» **Brief**
Begin with the first line of the material and write out each line exactly, ending with the line that contains "1.3, 1.15, 4.7];". Pictures are not part of the copy.

» **Information shown**
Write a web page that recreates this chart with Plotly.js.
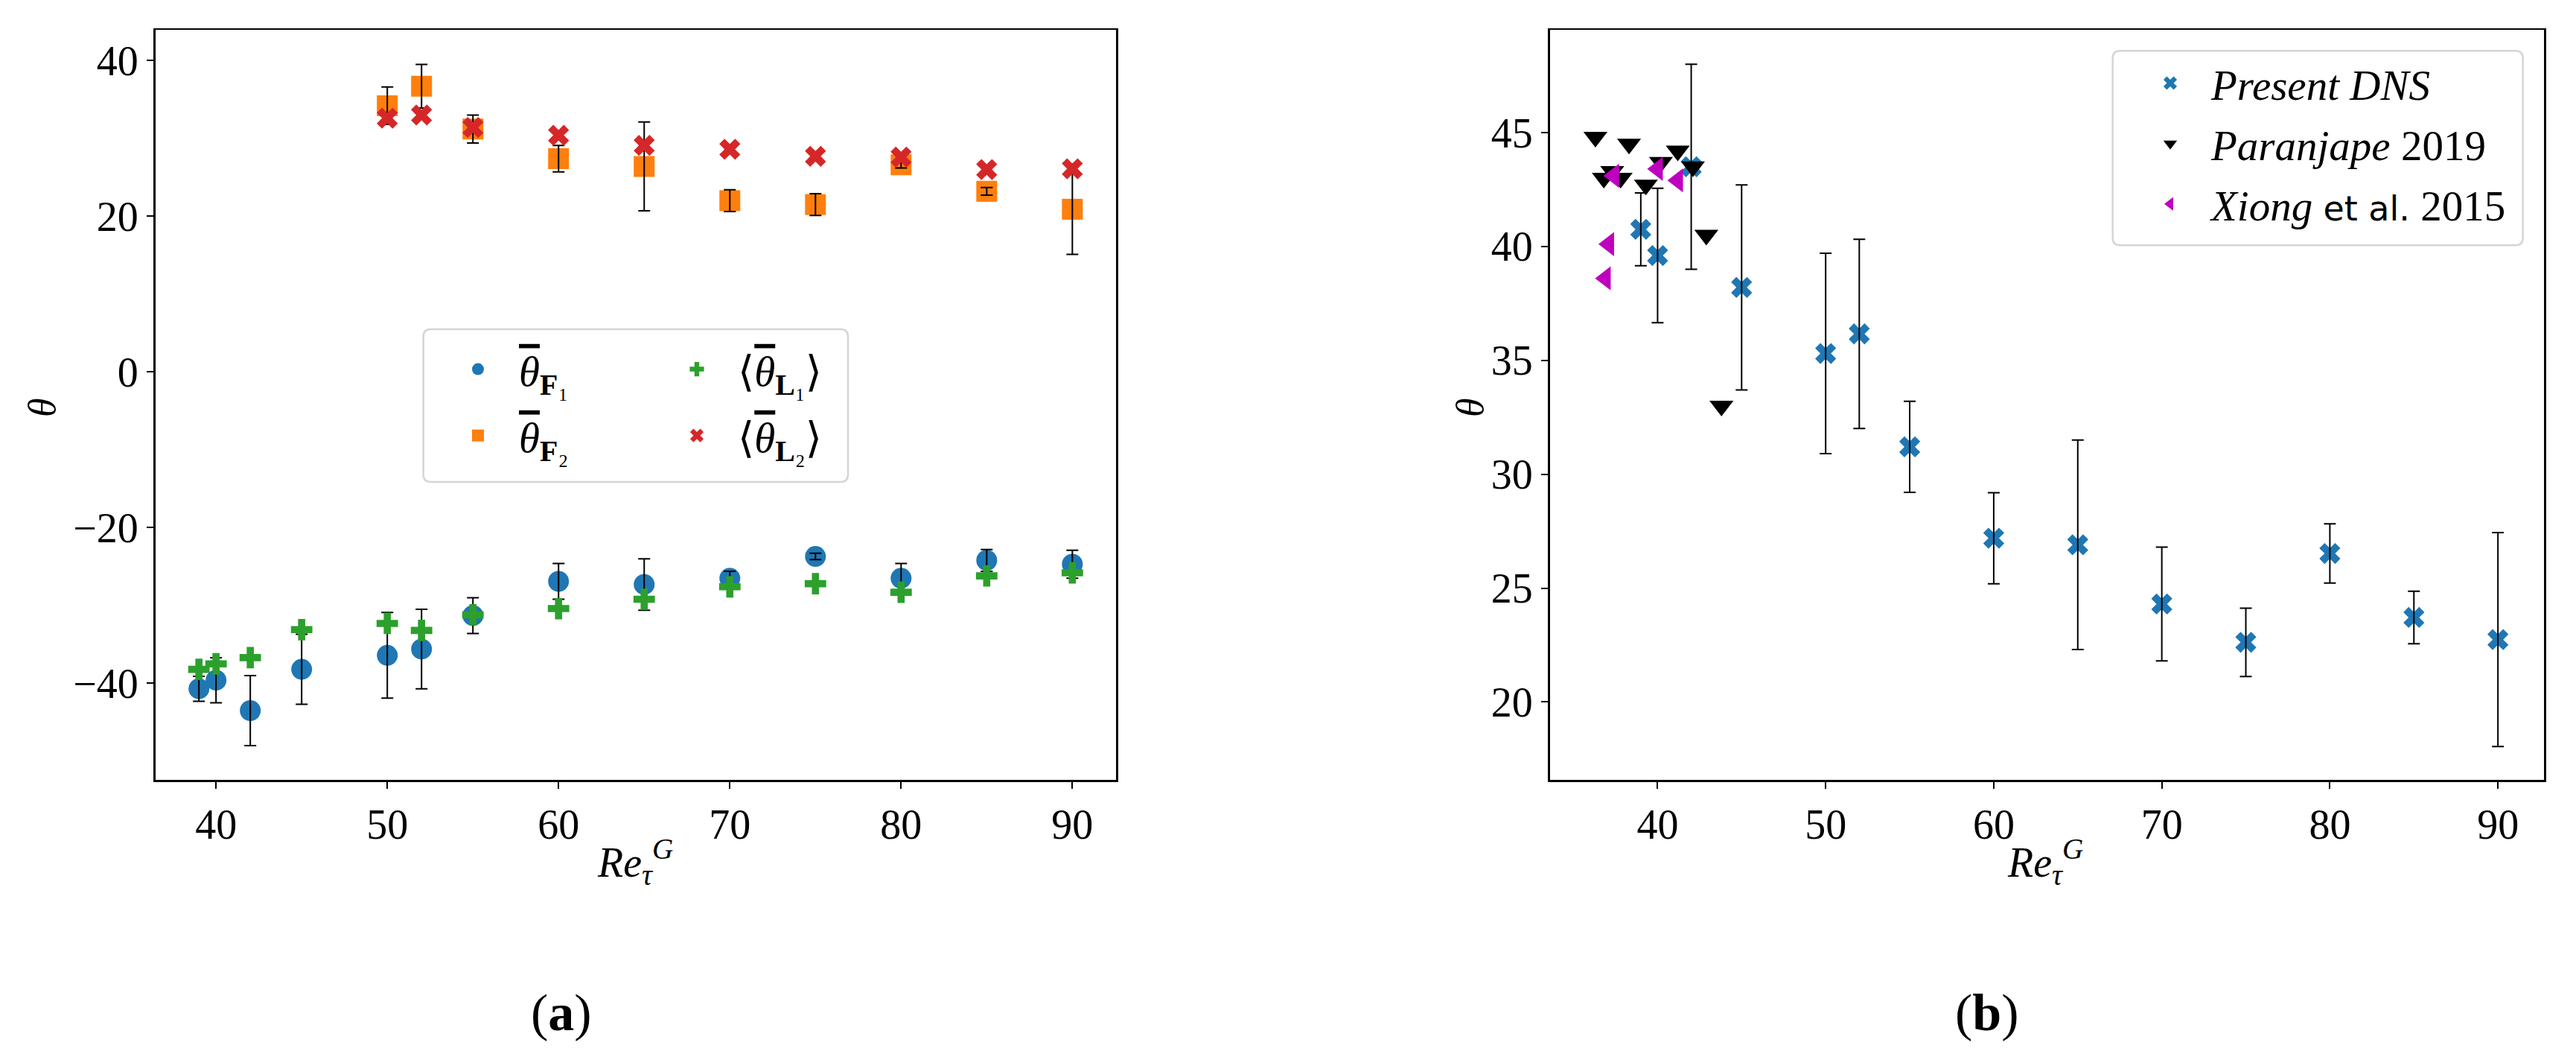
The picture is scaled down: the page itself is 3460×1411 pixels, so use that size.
<!DOCTYPE html>
<html>
<head>
<meta charset="utf-8">
<script src="https://cdn.plot.ly/plotly-3.0.1.min.js"></script>
<style>
  html, body { margin: 0; padding: 0; background: #ffffff; }
  #chart { width: 3460px; height: 1411px; }
</style>
</head>
<body>
<div id="chart"></div>
<script>
// ---- data ----
// (a) orientation angles vs Re_tau^G
const reA = [39, 40, 42, 45, 50, 52, 55, 60, 65, 70, 75, 80, 85, 90];
const thetaF1 = [-40.7, -39.6, -43.5, -38.2, -36.4, -35.6, -31.3, -26.9, -27.3, -26.5, -23.7, -26.5, -24.2, -24.7];
const errF1 = [1.6, 2.9, 4.5, 4.5, 5.5, 5.1, 2.3, 2.3, 3.3, 0.9, 0.4, 1.9, 1.4, 1.8];
const thetaL1 = [-38.2, -37.5, -36.7, -33.1, -32.3, -33.2, -31.2, -30.4, -29.2, -27.6, -27.2, -28.3, -26.2, -25.8];

const reA2 = [50, 52, 55, 60, 65, 70, 75, 80, 85, 90];
const thetaF2 = [34.2, 36.7, 31.2, 27.4, 26.4, 22.0, 21.5, 26.6, 23.2, 20.9];
const errF2 = [2.4, 2.8, 1.8, 1.7, 5.7, 1.4, 1.4, 0.4, 0.5, 5.8];
const thetaL2 = [32.6, 33.0, 31.4, 30.4, 29.1, 28.6, 27.7, 27.6, 26.0, 26.1];

// (b) comparison with literature
const reB = [39, 40, 42, 45, 50, 52, 55, 60, 65, 70, 75, 80, 85, 90];
const thetaDNS = [40.75, 39.6, 43.5, 38.2, 35.3, 36.16, 31.2, 27.19, 26.9, 24.3, 22.62, 26.52, 23.71, 22.74];
const errDNS = [1.6, 2.95, 4.5, 4.5, 4.4, 4.15, 2.0, 2.0, 4.6, 2.5, 1.5, 1.3, 1.15, 4.7];

const reParanjape = [36.3, 36.8, 37.3, 37.8, 38.3, 39.3, 40.2, 41.2, 42.1, 42.9, 43.8];
const thetaParanjape = [44.8, 43.0, 43.3, 43.0, 44.5, 42.7, 43.7, 44.2, 43.5, 40.5, 33.0];

const reXiong = [37.4, 37.1, 36.9, 40.0, 41.2];
const thetaXiong = [43.1, 40.1, 38.6, 43.4, 42.9];

// ---- style ----
const W = 3460, H = 1411;
const FONT = "'Liberation Serif', 'DejaVu Serif', serif";
const COLORS = {
  blue: "#1f77b4",
  orange: "#ff7f0e",
  green: "#2ca02c",
  red: "#d62728",
  black: "#000000",
  magenta: "#bf00bf",
};

const px = (x) => x / W;
const py = (y) => 1 - y / H;

const THETA_BAR = "<span style=\"text-decoration:overline\"><i>θ</i></span>";

function errBar(values) {
  return { type: "data", array: values, visible: true, color: "#000000", thickness: 2, width: 8 };
}

function points(x, y, symbol, color, size, extra = {}) {
  return {
    type: "scatter",
    mode: "markers",
    x,
    y,
    marker: { symbol, color, size, line: { width: 0 } },
    hoverinfo: "skip",
    ...extra,
  };
}

// error bars drawn on top of their own markers, like matplotlib errorbar
function bars(x, y, err, xaxis, yaxis) {
  return {
    type: "scatter",
    mode: "markers",
    x,
    y,
    xaxis,
    yaxis,
    marker: { opacity: 0, size: 2 },
    error_y: errBar(err),
    showlegend: false,
    hoverinfo: "skip",
  };
}

const traces = [
  points(reA, thetaF1, "circle", COLORS.blue, 28, {
    name: THETA_BAR + "<sub><b>F</b>₁</sub>", legend: "legend", legendgroup: "f1",
  }),
  bars(reA, thetaF1, errF1, "x", "y"),
  points(reA2, thetaF2, "square", COLORS.orange, 28, {
    name: THETA_BAR + "<sub><b>F</b>₂</sub>", legend: "legend", legendgroup: "f2",
  }),
  bars(reA2, thetaF2, errF2, "x", "y"),
  points(reA, thetaL1, "cross", COLORS.green, 24, {
    name: "⟨" + THETA_BAR + "<sub><b>L</b>₁</sub>⟩", legend: "legend2", legendgroup: "l1",
  }),
  points(reA2, thetaL2, "x", COLORS.red, 25, {
    name: "⟨" + THETA_BAR + "<sub><b>L</b>₂</sub>⟩", legend: "legend2", legendgroup: "l2",
  }),

  points(reB, thetaDNS, "x", COLORS.blue, 25, {
    xaxis: "x2", yaxis: "y2",
    name: "<i>Present DNS</i>", legend: "legend3", legendgroup: "dns",
  }),
  bars(reB, thetaDNS, errDNS, "x2", "y2"),
  points(reParanjape, thetaParanjape, "triangle-down", COLORS.black, 28, {
    xaxis: "x2", yaxis: "y2",
    name: "<i>Paranjape</i> 2019", legend: "legend3", legendgroup: "par",
  }),
  points(reXiong, thetaXiong, "triangle-left", COLORS.magenta, 28, {
    xaxis: "x2", yaxis: "y2",
    name: "<i>Xiong</i> <span style=\"font-family:'DejaVu Sans';font-size:46px\">et al.</span> 2015",
    legend: "legend3", legendgroup: "xio",
  }),
];

const baseAxis = {
  showline: true,
  mirror: true,
  linecolor: "#000000",
  linewidth: 2.5,
  ticks: "outside",
  ticklen: 9,
  tickwidth: 2,
  tickcolor: "#000000",
  showgrid: false,
  zeroline: false,
  tickfont: { family: FONT, size: 56, color: "#000000" },
  fixedrange: true,
};

const yTop = 40, yBottom = 1047;
const yDomain = [py(yBottom), py(yTop)];

const legendBase = {
  bgcolor: "rgba(0,0,0,0)",
  borderwidth: 0,
  font: { family: FONT, size: 57, color: "#000000" },
  xanchor: "left",
  yanchor: "top",
  itemwidth: 100,
  tracegroupgap: 12,
};

function roundedBox(x0, y0, x1, y1, r) {
  const rx = r / W, ry = r / H;
  const X0 = px(x0), X1 = px(x1), Y0 = py(y0), Y1 = py(y1);
  return {
    type: "path",
    xref: "paper",
    yref: "paper",
    path: `M${X0 + rx},${Y0} L${X1 - rx},${Y0} Q${X1},${Y0} ${X1},${Y0 - ry} ` +
      `L${X1},${Y1 + ry} Q${X1},${Y1} ${X1 - rx},${Y1} L${X0 + rx},${Y1} ` +
      `Q${X0},${Y1} ${X0},${Y1 + ry} L${X0},${Y0 - ry} Q${X0},${Y0} ${X0 + rx},${Y0} Z`,
    line: { color: "#d5d5d5", width: 2.5 },
    fillcolor: "rgba(255,255,255,0.8)",
    layer: "above",
  };
}

function label(text, x, y, size, extra = {}) {
  return {
    text,
    xref: "paper",
    yref: "paper",
    x: px(x),
    y: py(y),
    xanchor: "center",
    yanchor: "middle",
    showarrow: false,
    font: { family: FONT, size, color: "#000000" },
    ...extra,
  };
}

const layout = {
  width: W,
  height: H,
  margin: { l: 0, r: 0, t: 0, b: 0 },
  paper_bgcolor: "#ffffff",
  plot_bgcolor: "#ffffff",
  font: { family: FONT, color: "#000000" },
  hovermode: false,
  dragmode: false,
  xaxis: { ...baseAxis, domain: [px(208.5), px(1499)], range: [36.45, 92.55], dtick: 10, anchor: "y" },
  yaxis: { ...baseAxis, domain: yDomain, range: [-52.4, 43.95], dtick: 20, anchor: "x" },
  xaxis2: { ...baseAxis, domain: [px(2081.5), px(3417)], range: [33.58, 92.74], dtick: 10, anchor: "y2" },
  yaxis2: { ...baseAxis, domain: yDomain, range: [16.58, 49.51], dtick: 5, anchor: "x2" },
  legend: { ...legendBase, x: px(587), y: py(452) },
  legend2: { ...legendBase, x: px(881), y: py(452) },
  legend3: { ...legendBase, x: px(2860), y: py(68), tracegroupgap: 4 },
  shapes: [
    roundedBox(568.6, 442, 1139, 647, 10),
    roundedBox(2837.7, 68.3, 3388.7, 329.3, 10),
  ],
  annotations: [
    label("<i>θ</i>", 56, 547, 52, { textangle: -90 }),
    label("<i>θ</i>", 1974, 547, 52, { textangle: -90 }),
    label("<i>Re</i><sub><i>τ</i></sub><sup><i>G</i></sup>", 853, 1157, 56),
    label("<i>Re</i><sub><i>τ</i></sub><sup><i>G</i></sup>", 2747, 1157, 56),
    label("(<b>a</b>)", 754, 1359, 70),
    label("(<b>b</b>)", 2669, 1359, 70),
  ],
};

Plotly.newPlot("chart", traces, layout, { displayModeBar: false, staticPlot: true });
</script>
</body>
</html>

» **Task solution**
Write a web page that recreates this chart with Plotly.js.
The picture is scaled down: the page itself is 3460×1411 pixels, so use that size.
<!DOCTYPE html>
<html>
<head>
<meta charset="utf-8">
<script src="https://cdn.plot.ly/plotly-3.0.1.min.js"></script>
<style>
  html, body { margin: 0; padding: 0; background: #ffffff; }
  #chart { width: 3460px; height: 1411px; }
</style>
</head>
<body>
<div id="chart"></div>
<script>
// ---- data ----
// (a) orientation angles vs Re_tau^G
const reA = [39, 40, 42, 45, 50, 52, 55, 60, 65, 70, 75, 80, 85, 90];
const thetaF1 = [-40.7, -39.6, -43.5, -38.2, -36.4, -35.6, -31.3, -26.9, -27.3, -26.5, -23.7, -26.5, -24.2, -24.7];
const errF1 = [1.6, 2.9, 4.5, 4.5, 5.5, 5.1, 2.3, 2.3, 3.3, 0.9, 0.4, 1.9, 1.4, 1.8];
const thetaL1 = [-38.2, -37.5, -36.7, -33.1, -32.3, -33.2, -31.2, -30.4, -29.2, -27.6, -27.2, -28.3, -26.2, -25.8];

const reA2 = [50, 52, 55, 60, 65, 70, 75, 80, 85, 90];
const thetaF2 = [34.2, 36.7, 31.2, 27.4, 26.4, 22.0, 21.5, 26.6, 23.2, 20.9];
const errF2 = [2.4, 2.8, 1.8, 1.7, 5.7, 1.4, 1.4, 0.4, 0.5, 5.8];
const thetaL2 = [32.6, 33.0, 31.4, 30.4, 29.1, 28.6, 27.7, 27.6, 26.0, 26.1];

// (b) comparison with literature
const reB = [39, 40, 42, 45, 50, 52, 55, 60, 65, 70, 75, 80, 85, 90];
const thetaDNS = [40.75, 39.6, 43.5, 38.2, 35.3, 36.16, 31.2, 27.19, 26.9, 24.3, 22.62, 26.52, 23.71, 22.74];
const errDNS = [1.6, 2.95, 4.5, 4.5, 4.4, 4.15, 2.0, 2.0, 4.6, 2.5, 1.5, 1.3, 1.15, 4.7];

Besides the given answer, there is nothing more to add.